== WORK INSTRUCTIONS ==
Retype the entries, please, from their first line to the line containing "elinewidth=1.2, capsize=3.5, capthick=1.2, zorder=3)", exactly and only those lines, minus the pictures.

== GIVEN DATA ==
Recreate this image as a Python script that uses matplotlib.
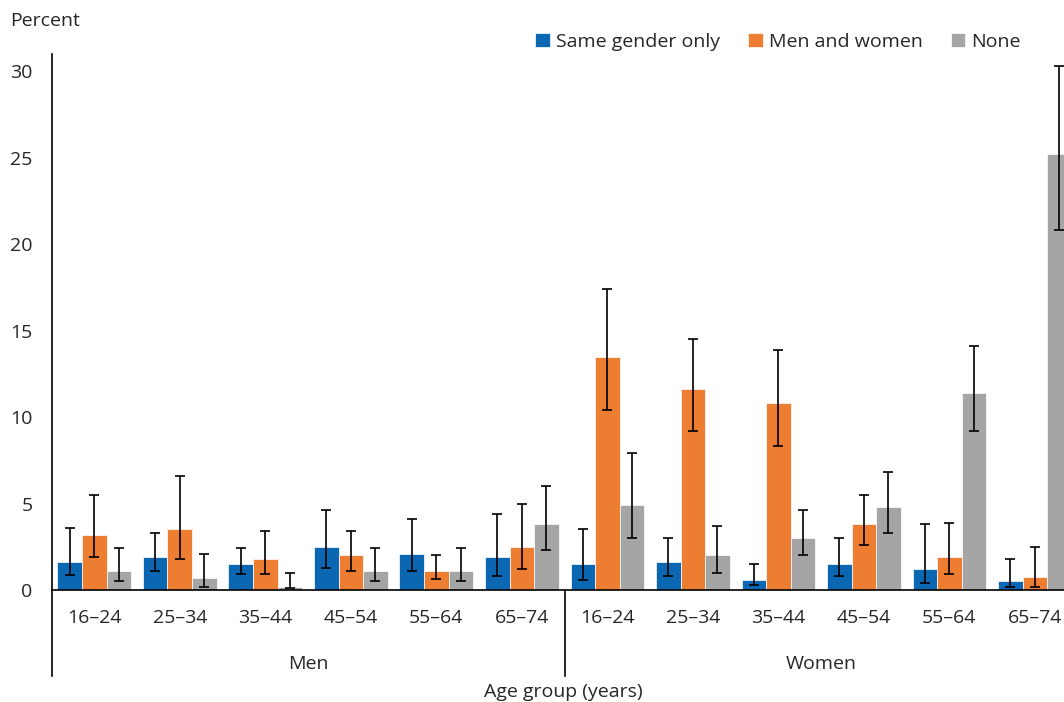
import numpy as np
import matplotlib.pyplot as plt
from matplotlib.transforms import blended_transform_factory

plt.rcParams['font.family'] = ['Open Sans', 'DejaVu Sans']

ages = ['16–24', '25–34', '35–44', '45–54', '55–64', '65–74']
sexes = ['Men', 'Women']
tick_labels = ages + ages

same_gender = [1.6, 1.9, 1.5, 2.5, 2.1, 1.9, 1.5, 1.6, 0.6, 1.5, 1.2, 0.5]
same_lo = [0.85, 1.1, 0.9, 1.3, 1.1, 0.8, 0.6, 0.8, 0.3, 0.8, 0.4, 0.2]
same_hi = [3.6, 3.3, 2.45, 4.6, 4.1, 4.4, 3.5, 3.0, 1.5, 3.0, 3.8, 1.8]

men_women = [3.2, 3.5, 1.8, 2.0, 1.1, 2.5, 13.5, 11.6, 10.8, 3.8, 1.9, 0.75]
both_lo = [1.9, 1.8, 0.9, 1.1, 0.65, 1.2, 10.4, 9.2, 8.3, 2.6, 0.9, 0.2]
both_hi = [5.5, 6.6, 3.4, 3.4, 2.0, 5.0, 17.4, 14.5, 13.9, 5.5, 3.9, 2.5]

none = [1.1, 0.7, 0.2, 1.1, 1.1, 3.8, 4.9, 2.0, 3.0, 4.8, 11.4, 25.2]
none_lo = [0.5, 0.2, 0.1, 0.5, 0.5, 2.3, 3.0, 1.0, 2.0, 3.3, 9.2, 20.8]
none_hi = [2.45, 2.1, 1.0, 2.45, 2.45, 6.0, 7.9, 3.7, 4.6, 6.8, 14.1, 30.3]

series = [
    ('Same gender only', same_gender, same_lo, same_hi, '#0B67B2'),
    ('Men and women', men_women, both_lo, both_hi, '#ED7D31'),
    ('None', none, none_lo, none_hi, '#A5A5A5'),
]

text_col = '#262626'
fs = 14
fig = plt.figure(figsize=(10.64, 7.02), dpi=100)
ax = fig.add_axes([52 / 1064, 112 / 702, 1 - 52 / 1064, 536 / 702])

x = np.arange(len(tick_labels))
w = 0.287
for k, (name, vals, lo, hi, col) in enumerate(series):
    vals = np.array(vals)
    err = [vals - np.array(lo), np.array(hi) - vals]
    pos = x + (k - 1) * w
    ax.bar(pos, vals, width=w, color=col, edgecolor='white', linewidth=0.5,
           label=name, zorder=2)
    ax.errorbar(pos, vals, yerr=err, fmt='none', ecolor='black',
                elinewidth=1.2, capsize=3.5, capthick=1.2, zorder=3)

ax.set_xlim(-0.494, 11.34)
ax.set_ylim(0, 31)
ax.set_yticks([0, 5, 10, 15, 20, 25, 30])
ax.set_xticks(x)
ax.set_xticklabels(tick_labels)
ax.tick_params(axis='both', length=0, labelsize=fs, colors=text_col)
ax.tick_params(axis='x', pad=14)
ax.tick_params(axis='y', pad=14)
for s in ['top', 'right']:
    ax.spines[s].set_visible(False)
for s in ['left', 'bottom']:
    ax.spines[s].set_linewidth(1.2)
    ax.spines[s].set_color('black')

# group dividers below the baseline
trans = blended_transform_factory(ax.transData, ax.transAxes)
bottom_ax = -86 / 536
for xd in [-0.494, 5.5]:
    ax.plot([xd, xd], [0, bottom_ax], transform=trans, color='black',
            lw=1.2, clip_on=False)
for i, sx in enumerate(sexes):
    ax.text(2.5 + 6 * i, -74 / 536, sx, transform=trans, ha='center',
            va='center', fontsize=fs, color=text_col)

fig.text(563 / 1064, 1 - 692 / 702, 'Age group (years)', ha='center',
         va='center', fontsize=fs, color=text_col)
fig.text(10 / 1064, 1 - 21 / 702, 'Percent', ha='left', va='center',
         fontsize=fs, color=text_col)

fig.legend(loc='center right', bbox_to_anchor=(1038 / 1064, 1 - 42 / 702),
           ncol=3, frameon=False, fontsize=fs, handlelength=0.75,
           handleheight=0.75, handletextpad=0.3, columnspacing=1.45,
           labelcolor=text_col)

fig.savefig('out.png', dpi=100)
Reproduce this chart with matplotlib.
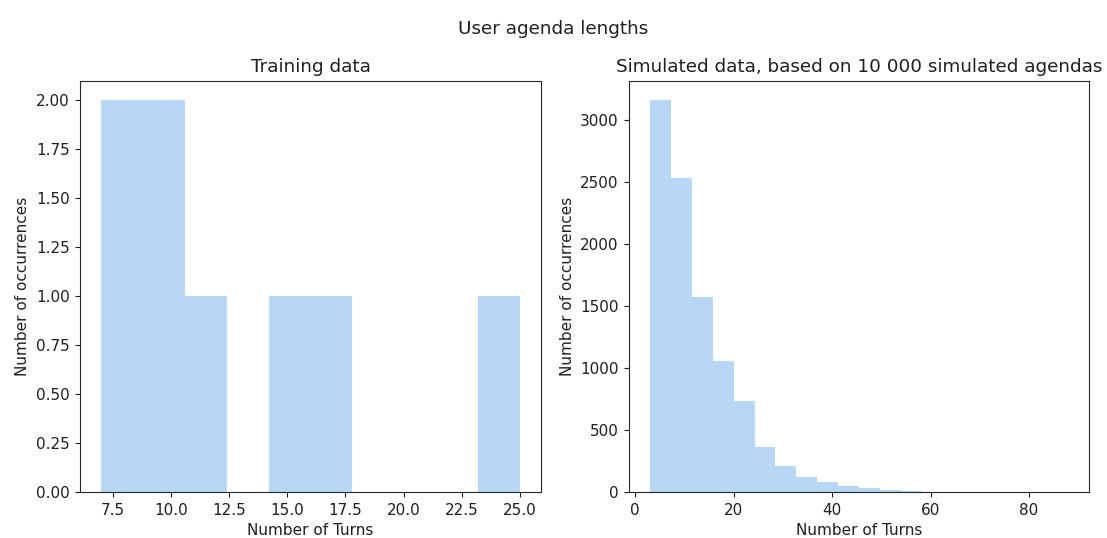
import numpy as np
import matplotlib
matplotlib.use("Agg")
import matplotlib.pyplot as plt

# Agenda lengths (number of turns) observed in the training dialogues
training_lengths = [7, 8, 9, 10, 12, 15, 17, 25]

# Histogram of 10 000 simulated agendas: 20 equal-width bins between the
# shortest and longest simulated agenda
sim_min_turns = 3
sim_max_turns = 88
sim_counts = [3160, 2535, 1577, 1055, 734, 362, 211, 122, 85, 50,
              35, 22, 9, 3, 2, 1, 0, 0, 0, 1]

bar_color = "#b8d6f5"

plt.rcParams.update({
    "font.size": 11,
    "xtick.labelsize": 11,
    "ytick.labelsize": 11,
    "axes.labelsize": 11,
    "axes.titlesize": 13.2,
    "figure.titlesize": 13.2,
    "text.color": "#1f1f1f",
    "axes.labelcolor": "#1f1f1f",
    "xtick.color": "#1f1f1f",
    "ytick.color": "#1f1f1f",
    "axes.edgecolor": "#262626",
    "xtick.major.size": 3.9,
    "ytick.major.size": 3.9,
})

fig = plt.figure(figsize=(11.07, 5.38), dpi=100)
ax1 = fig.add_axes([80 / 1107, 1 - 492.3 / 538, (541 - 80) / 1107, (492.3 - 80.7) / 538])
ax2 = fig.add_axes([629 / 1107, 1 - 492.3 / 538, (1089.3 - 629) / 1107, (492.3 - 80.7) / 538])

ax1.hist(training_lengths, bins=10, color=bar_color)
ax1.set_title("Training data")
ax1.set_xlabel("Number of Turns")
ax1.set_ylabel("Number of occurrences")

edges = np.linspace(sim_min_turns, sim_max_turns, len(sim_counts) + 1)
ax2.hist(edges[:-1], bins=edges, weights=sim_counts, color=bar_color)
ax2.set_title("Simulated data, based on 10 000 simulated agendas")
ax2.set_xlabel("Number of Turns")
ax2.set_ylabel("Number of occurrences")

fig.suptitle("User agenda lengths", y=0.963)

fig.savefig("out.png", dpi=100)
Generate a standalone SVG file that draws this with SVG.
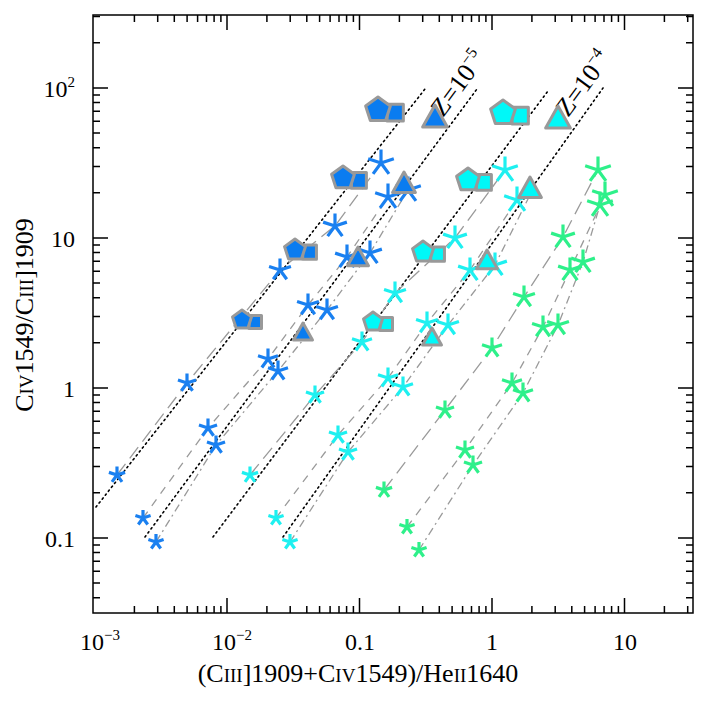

== CORRECT RESULT ==
Recreate this image as a Python script that uses matplotlib.
import numpy as np
import matplotlib.pyplot as plt
from matplotlib.transforms import blended_transform_factory

plt.rcParams['font.family'] = ['Open Sans', 'DejaVu Sans']

ages = ['16–24', '25–34', '35–44', '45–54', '55–64', '65–74']
sexes = ['Men', 'Women']
tick_labels = ages + ages

same_gender = [1.6, 1.9, 1.5, 2.5, 2.1, 1.9, 1.5, 1.6, 0.6, 1.5, 1.2, 0.5]
same_lo = [0.85, 1.1, 0.9, 1.3, 1.1, 0.8, 0.6, 0.8, 0.3, 0.8, 0.4, 0.2]
same_hi = [3.6, 3.3, 2.45, 4.6, 4.1, 4.4, 3.5, 3.0, 1.5, 3.0, 3.8, 1.8]

men_women = [3.2, 3.5, 1.8, 2.0, 1.1, 2.5, 13.5, 11.6, 10.8, 3.8, 1.9, 0.75]
both_lo = [1.9, 1.8, 0.9, 1.1, 0.65, 1.2, 10.4, 9.2, 8.3, 2.6, 0.9, 0.2]
both_hi = [5.5, 6.6, 3.4, 3.4, 2.0, 5.0, 17.4, 14.5, 13.9, 5.5, 3.9, 2.5]

none = [1.1, 0.7, 0.2, 1.1, 1.1, 3.8, 4.9, 2.0, 3.0, 4.8, 11.4, 25.2]
none_lo = [0.5, 0.2, 0.1, 0.5, 0.5, 2.3, 3.0, 1.0, 2.0, 3.3, 9.2, 20.8]
none_hi = [2.45, 2.1, 1.0, 2.45, 2.45, 6.0, 7.9, 3.7, 4.6, 6.8, 14.1, 30.3]

series = [
    ('Same gender only', same_gender, same_lo, same_hi, '#0B67B2'),
    ('Men and women', men_women, both_lo, both_hi, '#ED7D31'),
    ('None', none, none_lo, none_hi, '#A5A5A5'),
]

text_col = '#262626'
fs = 14
fig = plt.figure(figsize=(10.64, 7.02), dpi=100)
ax = fig.add_axes([52 / 1064, 112 / 702, 1 - 52 / 1064, 536 / 702])

x = np.arange(len(tick_labels))
w = 0.287
for k, (name, vals, lo, hi, col) in enumerate(series):
    vals = np.array(vals)
    err = [vals - np.array(lo), np.array(hi) - vals]
    pos = x + (k - 1) * w
    ax.bar(pos, vals, width=w, color=col, edgecolor='white', linewidth=0.5,
           label=name, zorder=2)
    ax.errorbar(pos, vals, yerr=err, fmt='none', ecolor='black',
                elinewidth=1.2, capsize=3.5, capthick=1.2, zorder=3)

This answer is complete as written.